L’embellie actuelle a-t-elle la moindre chance de se poursuivre alors que la tension des taux continue de s’accentuer en Europe ?
▪ Les investisseurs se réjouissaient naïvement du fait que l’Italie ait réussi à lever presque facilement 7,5 milliards d’euros de refinancement mardi matin. Mais les rendements font froid dans le dos : Rome a placé 1,5 milliard d’euros de bons du Trésor à huit ans assortis d’un taux de 7,28%, 2,5 milliards d’euros de 10 ans à 7,50%… et, plus inquiétant encore, 3,5 milliards d’euros de bons à trois ans à 7,90%.
Un scénario qui présente de malencontreuses similitudes avec les crises aiguës qui ont frappé l’Irlande et la Grèce… avant que Bruxelles et la BCE ne débloquent des aides massives en faveur de ces pays (au travers du FESF).
Mais avec l’Italie, le problème change radicalement d’échelle et le FESF ne dispose déjà plus des 400 milliards d’euros évoqués fin octobre. Des rumeurs de marché évoquent des montants qui seraient plus proches de 300 ou 250 milliards d’euros. Même avec un levier de quatre, nous voici très loin des 2 000 milliards d’euros de force de frappe (démultipliée) évoquée lors de l’adoption du FESF renforcé — dont les marchés attendent encore qu’il voie le jour.
Alors Wall Street tente de se rassurer comme il peut. Il se met à croire aux miracles, à l’image de la « divine surprise » qu’a constitué le rebond spectaculaire de 15 points de la confiance des consommateurs calculée par le Conference Board. Le baromètre s’envole de 40,9 vers 56, c’est le plus gros écart de cette nature depuis 2003 !

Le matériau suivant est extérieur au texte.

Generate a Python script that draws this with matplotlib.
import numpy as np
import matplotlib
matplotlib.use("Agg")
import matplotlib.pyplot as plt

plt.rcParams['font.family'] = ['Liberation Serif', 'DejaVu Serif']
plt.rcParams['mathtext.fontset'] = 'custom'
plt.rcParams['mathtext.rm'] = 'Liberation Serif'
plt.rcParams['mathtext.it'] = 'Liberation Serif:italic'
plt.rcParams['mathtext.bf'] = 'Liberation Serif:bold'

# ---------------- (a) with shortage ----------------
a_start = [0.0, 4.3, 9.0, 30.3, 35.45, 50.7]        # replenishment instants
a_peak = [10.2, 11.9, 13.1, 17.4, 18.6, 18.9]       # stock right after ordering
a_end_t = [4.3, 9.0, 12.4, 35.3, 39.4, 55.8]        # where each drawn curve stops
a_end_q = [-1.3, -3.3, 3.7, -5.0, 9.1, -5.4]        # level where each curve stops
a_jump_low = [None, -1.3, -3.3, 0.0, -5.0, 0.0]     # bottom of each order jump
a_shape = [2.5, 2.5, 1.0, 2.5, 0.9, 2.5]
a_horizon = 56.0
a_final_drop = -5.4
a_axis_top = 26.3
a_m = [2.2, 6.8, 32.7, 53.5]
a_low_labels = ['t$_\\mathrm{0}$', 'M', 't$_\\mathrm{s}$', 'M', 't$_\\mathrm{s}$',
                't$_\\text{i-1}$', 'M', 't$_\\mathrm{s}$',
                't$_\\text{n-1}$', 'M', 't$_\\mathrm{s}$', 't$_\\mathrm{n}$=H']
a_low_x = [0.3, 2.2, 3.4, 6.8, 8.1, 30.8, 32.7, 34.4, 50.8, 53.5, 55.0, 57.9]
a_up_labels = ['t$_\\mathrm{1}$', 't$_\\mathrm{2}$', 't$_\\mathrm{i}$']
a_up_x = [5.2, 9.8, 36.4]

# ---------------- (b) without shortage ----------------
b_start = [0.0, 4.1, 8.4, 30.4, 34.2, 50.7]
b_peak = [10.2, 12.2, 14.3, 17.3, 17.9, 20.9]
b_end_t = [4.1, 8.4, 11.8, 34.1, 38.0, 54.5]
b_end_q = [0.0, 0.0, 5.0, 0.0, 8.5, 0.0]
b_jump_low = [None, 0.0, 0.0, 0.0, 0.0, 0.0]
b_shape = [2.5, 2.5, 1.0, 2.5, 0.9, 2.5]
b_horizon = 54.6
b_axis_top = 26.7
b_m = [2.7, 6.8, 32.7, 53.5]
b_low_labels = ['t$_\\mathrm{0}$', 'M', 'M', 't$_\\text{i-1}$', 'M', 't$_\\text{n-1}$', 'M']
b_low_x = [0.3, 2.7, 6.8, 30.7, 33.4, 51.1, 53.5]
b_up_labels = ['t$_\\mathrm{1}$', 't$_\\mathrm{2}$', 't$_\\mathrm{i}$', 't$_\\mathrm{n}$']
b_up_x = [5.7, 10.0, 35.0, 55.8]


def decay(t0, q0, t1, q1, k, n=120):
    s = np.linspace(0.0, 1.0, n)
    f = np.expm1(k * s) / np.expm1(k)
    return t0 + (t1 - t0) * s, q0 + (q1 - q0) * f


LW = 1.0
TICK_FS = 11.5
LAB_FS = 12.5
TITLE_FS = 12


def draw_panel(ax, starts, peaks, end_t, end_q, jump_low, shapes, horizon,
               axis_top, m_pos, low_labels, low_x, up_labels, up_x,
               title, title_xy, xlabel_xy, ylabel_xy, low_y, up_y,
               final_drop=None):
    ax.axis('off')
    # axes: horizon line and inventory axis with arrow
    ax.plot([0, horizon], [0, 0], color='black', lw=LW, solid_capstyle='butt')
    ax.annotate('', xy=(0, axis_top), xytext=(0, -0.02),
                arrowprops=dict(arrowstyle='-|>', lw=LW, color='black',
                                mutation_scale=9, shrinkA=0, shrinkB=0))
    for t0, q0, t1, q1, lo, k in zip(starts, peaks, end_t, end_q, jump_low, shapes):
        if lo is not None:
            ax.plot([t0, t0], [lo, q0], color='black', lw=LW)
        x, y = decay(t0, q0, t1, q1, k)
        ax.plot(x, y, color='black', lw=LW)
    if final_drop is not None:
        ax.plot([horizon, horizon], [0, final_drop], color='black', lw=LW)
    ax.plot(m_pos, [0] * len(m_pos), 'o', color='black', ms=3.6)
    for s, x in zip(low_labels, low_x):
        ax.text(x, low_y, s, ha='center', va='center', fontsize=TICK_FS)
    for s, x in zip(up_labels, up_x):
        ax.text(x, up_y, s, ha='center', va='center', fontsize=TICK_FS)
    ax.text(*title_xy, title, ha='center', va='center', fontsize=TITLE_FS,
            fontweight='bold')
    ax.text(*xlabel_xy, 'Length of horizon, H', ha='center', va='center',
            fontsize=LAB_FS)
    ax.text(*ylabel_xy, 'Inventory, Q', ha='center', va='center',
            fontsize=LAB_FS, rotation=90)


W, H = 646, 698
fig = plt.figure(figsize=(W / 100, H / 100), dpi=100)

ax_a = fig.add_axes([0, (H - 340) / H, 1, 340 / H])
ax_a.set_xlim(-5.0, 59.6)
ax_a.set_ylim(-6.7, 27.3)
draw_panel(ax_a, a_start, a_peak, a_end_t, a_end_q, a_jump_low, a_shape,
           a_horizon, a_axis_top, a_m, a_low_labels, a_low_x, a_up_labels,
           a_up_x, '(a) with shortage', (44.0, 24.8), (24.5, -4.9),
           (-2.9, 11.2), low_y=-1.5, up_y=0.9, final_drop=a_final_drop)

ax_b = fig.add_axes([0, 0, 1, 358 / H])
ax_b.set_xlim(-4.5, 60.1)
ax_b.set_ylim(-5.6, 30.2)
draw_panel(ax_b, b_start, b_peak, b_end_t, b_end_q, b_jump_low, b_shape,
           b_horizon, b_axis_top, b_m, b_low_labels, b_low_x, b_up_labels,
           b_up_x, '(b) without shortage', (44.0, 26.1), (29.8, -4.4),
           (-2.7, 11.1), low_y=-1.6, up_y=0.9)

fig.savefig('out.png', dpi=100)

Pas d’amélioration du marché du travail, ni du secteur immobilier (les prix de logements sont ressortis en baisse de-0,6% en septembre, 3,6% sur 12 mois), ni des revenus : rien aux Etats-Unis n’explique cette évolution pour le moins inespérée du moral des ménages. Elle serait liée à la baisse des prix des carburants… un argument qui peut laisser songeur.